Supplied material |
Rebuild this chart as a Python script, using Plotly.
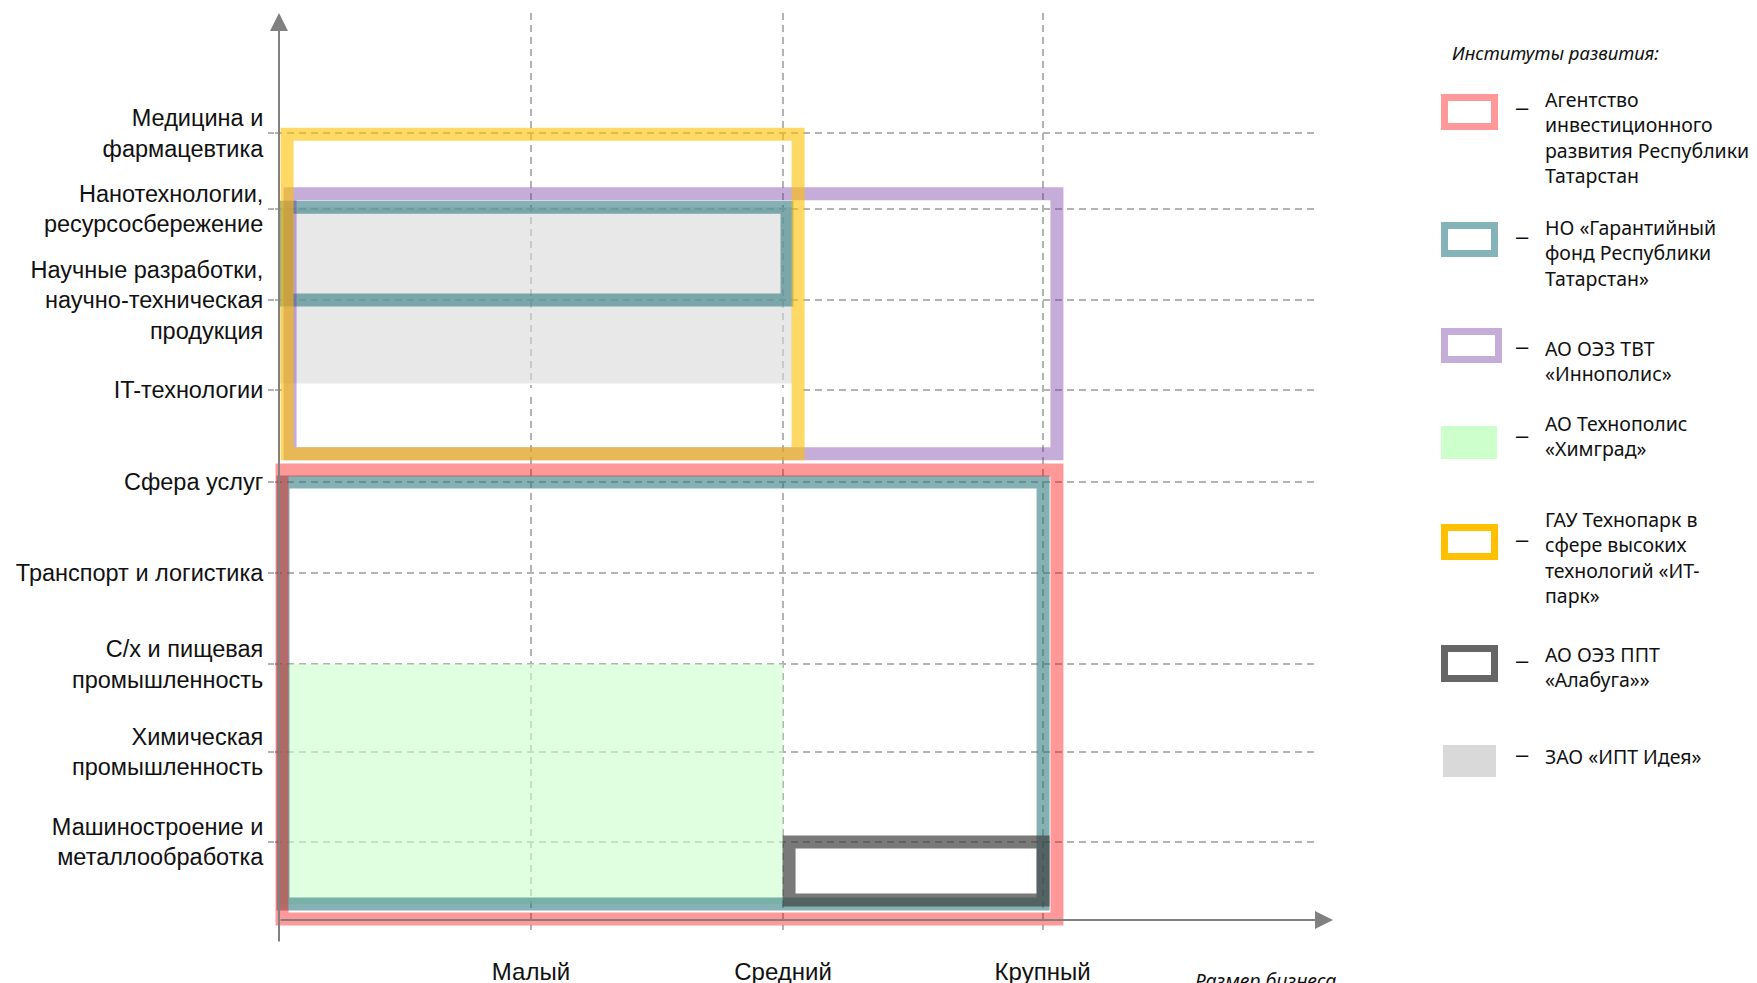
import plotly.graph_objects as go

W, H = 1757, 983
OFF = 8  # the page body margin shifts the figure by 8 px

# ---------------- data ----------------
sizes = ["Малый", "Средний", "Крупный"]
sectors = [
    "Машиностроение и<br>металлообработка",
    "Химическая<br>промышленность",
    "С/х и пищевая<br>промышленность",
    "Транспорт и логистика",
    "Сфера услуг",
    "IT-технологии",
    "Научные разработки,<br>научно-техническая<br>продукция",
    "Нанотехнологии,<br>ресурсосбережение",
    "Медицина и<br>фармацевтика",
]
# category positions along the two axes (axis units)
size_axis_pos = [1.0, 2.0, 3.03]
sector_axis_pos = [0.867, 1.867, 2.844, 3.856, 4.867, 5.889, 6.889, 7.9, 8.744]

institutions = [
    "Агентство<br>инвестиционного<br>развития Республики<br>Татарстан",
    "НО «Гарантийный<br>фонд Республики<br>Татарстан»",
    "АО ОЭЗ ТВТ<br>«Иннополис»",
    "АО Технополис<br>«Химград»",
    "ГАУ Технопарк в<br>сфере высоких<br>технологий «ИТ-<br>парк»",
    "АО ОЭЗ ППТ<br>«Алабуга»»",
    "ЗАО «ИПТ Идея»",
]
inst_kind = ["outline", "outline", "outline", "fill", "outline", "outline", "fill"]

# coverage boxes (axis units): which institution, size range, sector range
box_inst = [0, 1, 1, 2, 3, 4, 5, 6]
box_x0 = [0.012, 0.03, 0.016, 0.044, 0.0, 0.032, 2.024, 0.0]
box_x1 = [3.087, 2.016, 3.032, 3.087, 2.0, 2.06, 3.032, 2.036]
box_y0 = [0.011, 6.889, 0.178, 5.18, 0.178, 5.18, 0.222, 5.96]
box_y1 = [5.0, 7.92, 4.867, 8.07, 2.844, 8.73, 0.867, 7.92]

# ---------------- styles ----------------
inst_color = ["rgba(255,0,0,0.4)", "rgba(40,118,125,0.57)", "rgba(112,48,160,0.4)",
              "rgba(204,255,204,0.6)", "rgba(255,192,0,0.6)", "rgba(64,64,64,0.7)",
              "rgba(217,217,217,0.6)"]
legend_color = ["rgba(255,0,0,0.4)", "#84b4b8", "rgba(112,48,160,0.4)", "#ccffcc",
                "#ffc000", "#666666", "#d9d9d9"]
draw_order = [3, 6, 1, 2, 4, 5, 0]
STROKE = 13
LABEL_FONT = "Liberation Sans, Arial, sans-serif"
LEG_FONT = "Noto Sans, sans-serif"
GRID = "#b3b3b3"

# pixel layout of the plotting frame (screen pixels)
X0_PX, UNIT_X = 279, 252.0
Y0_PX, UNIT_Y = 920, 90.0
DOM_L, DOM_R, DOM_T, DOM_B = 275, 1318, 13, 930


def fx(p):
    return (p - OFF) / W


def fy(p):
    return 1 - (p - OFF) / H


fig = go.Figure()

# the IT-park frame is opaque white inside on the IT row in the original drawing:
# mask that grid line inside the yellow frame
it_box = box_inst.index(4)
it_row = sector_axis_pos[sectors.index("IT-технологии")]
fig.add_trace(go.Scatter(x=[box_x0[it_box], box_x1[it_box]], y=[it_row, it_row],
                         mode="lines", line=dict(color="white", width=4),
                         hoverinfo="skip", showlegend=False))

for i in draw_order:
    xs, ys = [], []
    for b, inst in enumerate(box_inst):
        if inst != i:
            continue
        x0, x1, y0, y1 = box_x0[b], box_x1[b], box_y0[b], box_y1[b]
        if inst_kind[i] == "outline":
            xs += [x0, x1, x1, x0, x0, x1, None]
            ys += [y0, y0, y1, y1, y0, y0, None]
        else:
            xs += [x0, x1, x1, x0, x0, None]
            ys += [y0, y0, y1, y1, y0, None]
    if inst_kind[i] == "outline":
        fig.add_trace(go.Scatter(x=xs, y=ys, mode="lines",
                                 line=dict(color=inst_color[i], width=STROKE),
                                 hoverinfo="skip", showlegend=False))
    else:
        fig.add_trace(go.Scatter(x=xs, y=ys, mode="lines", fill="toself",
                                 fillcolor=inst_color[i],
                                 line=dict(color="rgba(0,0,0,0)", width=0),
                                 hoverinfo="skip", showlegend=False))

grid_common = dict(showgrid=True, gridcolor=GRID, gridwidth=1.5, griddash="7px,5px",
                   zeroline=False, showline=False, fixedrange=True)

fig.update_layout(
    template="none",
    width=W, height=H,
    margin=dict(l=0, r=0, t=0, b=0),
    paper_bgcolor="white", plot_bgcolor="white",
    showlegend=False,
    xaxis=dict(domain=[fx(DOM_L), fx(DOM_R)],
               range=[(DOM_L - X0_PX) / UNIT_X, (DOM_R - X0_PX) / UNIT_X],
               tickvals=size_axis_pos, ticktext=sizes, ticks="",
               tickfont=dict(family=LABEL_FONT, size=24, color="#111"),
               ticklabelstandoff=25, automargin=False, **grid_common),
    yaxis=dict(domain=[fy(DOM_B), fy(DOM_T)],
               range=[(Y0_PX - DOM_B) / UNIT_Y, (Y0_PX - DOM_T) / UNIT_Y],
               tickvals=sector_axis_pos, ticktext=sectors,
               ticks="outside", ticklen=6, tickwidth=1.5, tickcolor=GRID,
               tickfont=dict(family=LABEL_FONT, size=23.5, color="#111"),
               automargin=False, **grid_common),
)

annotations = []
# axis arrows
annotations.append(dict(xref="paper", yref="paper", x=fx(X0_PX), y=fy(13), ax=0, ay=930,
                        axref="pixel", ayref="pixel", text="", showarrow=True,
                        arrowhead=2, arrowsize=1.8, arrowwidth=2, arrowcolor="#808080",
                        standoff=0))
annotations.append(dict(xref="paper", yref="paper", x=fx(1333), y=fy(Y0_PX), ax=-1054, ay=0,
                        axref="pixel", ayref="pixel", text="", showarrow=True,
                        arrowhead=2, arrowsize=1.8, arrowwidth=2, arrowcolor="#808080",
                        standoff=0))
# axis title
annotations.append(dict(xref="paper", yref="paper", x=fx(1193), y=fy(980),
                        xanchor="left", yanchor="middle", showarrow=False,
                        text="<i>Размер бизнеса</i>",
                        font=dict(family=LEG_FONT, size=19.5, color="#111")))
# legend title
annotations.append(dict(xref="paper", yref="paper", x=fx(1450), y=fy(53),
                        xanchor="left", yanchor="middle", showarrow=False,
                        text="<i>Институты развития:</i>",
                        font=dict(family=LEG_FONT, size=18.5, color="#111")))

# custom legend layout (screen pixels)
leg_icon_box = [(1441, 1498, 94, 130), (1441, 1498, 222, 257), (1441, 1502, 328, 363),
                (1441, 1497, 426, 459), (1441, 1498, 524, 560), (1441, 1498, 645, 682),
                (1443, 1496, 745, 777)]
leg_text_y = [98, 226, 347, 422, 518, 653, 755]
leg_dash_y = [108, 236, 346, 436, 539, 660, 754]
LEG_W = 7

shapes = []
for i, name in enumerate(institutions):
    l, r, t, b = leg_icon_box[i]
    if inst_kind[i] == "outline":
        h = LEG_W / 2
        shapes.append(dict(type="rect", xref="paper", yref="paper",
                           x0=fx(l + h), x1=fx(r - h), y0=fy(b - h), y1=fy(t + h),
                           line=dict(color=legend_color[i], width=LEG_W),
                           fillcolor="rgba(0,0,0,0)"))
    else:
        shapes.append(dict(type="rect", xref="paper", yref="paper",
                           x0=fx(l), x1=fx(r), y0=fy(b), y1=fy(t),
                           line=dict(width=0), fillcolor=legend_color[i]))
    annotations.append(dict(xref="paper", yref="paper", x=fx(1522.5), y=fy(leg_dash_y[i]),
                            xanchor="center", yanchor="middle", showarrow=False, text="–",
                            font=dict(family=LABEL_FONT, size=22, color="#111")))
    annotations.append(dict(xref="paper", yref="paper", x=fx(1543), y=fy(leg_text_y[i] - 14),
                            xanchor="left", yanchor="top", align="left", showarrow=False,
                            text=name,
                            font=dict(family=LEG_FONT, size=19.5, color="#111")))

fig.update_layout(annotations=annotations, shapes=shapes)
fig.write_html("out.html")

Work instructions |
Everything from the top line of the data down to and including the line with "figure by 8 px" is to be copied, except the pictures.

Solution to this task |
Rebuild this chart as a Python script, using Plotly.
import plotly.graph_objects as go

W, H = 1757, 983
OFF = 8  # the page body margin shifts the figure by 8 px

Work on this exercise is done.